Apr 21, 2025 3 min read

AvatarFX: Cutting-Edge Video Generation by Character.AI

AvatarFX is here.

0:00

/0:28

We’re excited to unveil this groundbreaking work by the Character.AI Multimodal team!

AvatarFX can make images come to life – and speak, sing, and emote – all with the click of a button. The technology advances the state of the art with its cutting-edge capabilities, including the power to generate photorealistic videos with audio; to maintain strong temporal consistency with face, hand and body movement; to power longform video; to generate top-quality video from a pre-existing image; and even to power videos with multiple speakers and multiple turns! Check it out here.

We're working on bringing the AvatarFX model into the Character.AI product over the coming months for all users to enjoy.

Our CAI+ subscribers will be some of the first to gain access to these new video features when they launch.

Join the waitlist here.

How It Works

Achieving this level of realism and expressive nuance in our videos is no trivial task. For high-quality and diverse video generation, flow-based diffusion models have become the gold standard. Building on top of DiT architecture, our Multimodal team designed a parameter-efficient training pipeline that allows the diffusion model to generate realistic lip, head, and body movement based on an audio sequence.

To do this, we developed a novel inference strategy that preserves visual quality, motion consistency, and expressive diversity across arbitrarily long videos.

Our model performs well across a wide range of styles and scenarios, from realistic humans to mythical creatures, and even inanimate objects with faces. More specifically, our data experts built a complex data pipeline that focuses on curating diverse video styles, filtering out low-quality video data, and selecting videos of varying levels of motion and aesthetics to finally obtain a powerful dataset that brings our model’s generative capabilities to the next level. On the audio side, we generate the voice using Character.AI’s proprietary TTS voice model.

To ensure cost and time-efficient generation, we leverage state-of-the-art distillation techniques to reduce the number of diffusion steps, significantly accelerating inference with practically no quality degradation.

How It’s Different

AvatarFX pushes the boundaries of the state of the art in multiple ways:

It can generate top-quality video of 2D animated characters, 3D cartoon characters, and non-human faces (like a favorite pet!)
It maintains top-notch temporal consistency with face, hand and body movement.
It has the capability to maintain that temporal consistency even in longform video.
It can generate top-quality video from a pre-existing image, rather than relying on text-to-image generation.
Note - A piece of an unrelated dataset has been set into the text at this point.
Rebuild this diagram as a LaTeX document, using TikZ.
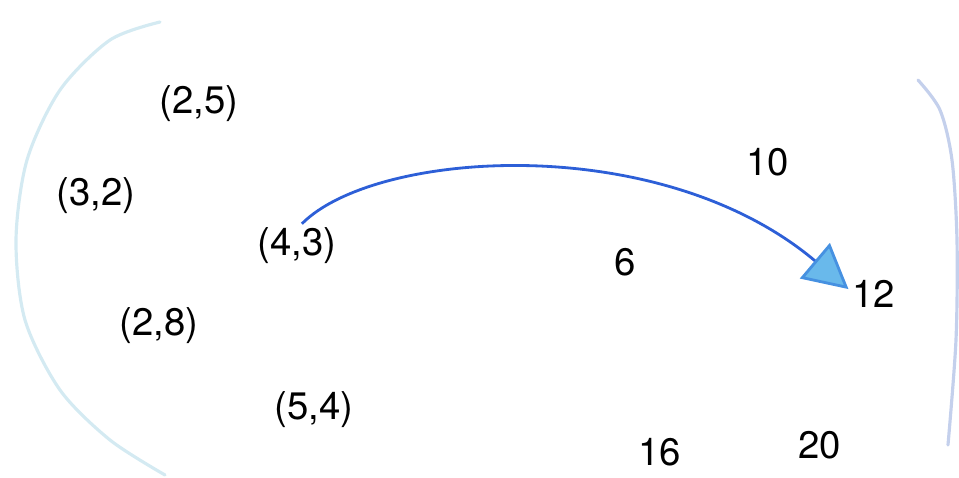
\documentclass[tikz,border=0pt]{standalone}
\usepackage{fontspec}
\setmainfont{TeX Gyre Heros}
\usepackage{xcolor}
\usepackage{tikz}
\usetikzlibrary{arrows.meta}
\definecolor{ArcBlue}{RGB}{45,95,215}
\definecolor{HeadFill}{RGB}{105,185,235}
\definecolor{HeadLine}{RGB}{70,145,225}
\definecolor{SetLeft}{RGB}{212,234,242}
\definecolor{SetRight}{RGB}{196,208,236}

\begin{document}
\begin{tikzpicture}[x=0.01cm,y=-0.01cm,
  pt/.style={inner sep=1pt,font=\fontsize{10.9}{13}\selectfont,text=black},
  setline/.style={line width=0.9pt,line cap=round},
  arr/.style={-{Triangle[length=4.4mm,width=4.6mm,fill=HeadFill,color=HeadLine]},
    thick,color=ArcBlue}
]
\useasboundingbox (0,0) rectangle (959,478);
% set outlines
\draw[setline,SetLeft] plot[smooth] coordinates
  {(160,22) (110,40) (60,90) (27,160) (16,240) (25,320) (60,390) (110,440) (165,475)};
\draw[setline,SetRight] plot[smooth] coordinates
  {(918,80) (940,110) (952,160) (957,240) (956,340) (948,445)};
% domain
\node[pt] (p25) at (199,104) {(2,5)};
\node[pt] (p32) at (96,196) {(3,2)};
\node[pt] (p43) at (297,246) {(4,3)};
\node[pt] (p28) at (159,326) {(2,8)};
\node[pt] (p54) at (314,410) {(5,4)};
% codomain
\node[pt] (v10) at (768,162) {10};
\node[pt] (v6) at (625,262) {6};
\node[pt] (v12) at (874,294) {12};
\node[pt] (v16) at (660,452) {16};
\node[pt] (v20) at (820,445) {20};

\draw[arr] ([xshift=1.4pt]p43.north) .. controls (375,150) and (660,130) .. ([yshift=1.4pt]v12.west);
\end{tikzpicture}
\end{document}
That will provide users with maximum controllability over the video they want to create.

These qualities represent notable technical advances. Going forward, they’ll turbocharge Character.AI’s products to help our creators and users tell the next generation of stories with the help of AI.

From Lab to Launch: Scaling the Stack

As we work to bring AvatarFX to all Character.AI users, our mission is clear: make the technology affordable, intuitive, and accessible for everyone.

Our team of experienced designers and full-stack and infrastructure specialists are doing just that. From GPU orchestration to caching, queuing, and media delivery, once this new technology is integrated into the Character.AI platform, every part of the stack will be designed to ensure that creating a high-quality video feels as seamless and easy as clicking “Generate.”

How We’re Prioritizing Safety

Even at this test phase of AvatarFX, we’ve already implemented robust safety measures for user-uploaded content. These measures are designed to prevent deepfakes and help our community have fun and stay safe. Here are a few important examples:

We run the dialogue that users write through our safety filters. The filters screen for content that would violate our policies.
We use industry-leading tools to block videos from being generated using photos of minors, high-profile politicians, and other notable figures.
For other uploads of human photos, we use AI to change the image so that it is not recognizable person.
We apply a watermark to the videos to make even clearer that they are not real footage.
Users must agree to a robust set of terms to use the test feature. The terms prohibit impersonation, bullying, deepfakes, and use of protected IP without permission. They also require users to agree to use AvatarFX in line with our Terms of Service, Privacy Policy, and Community Guidelines. And they articulate a strict one-strike policy for violations.

We’ll continue to evolve these controls as we go, and they may change as the product changes. The safety of our community is critically important to us, and it's always front of mind in our product development process.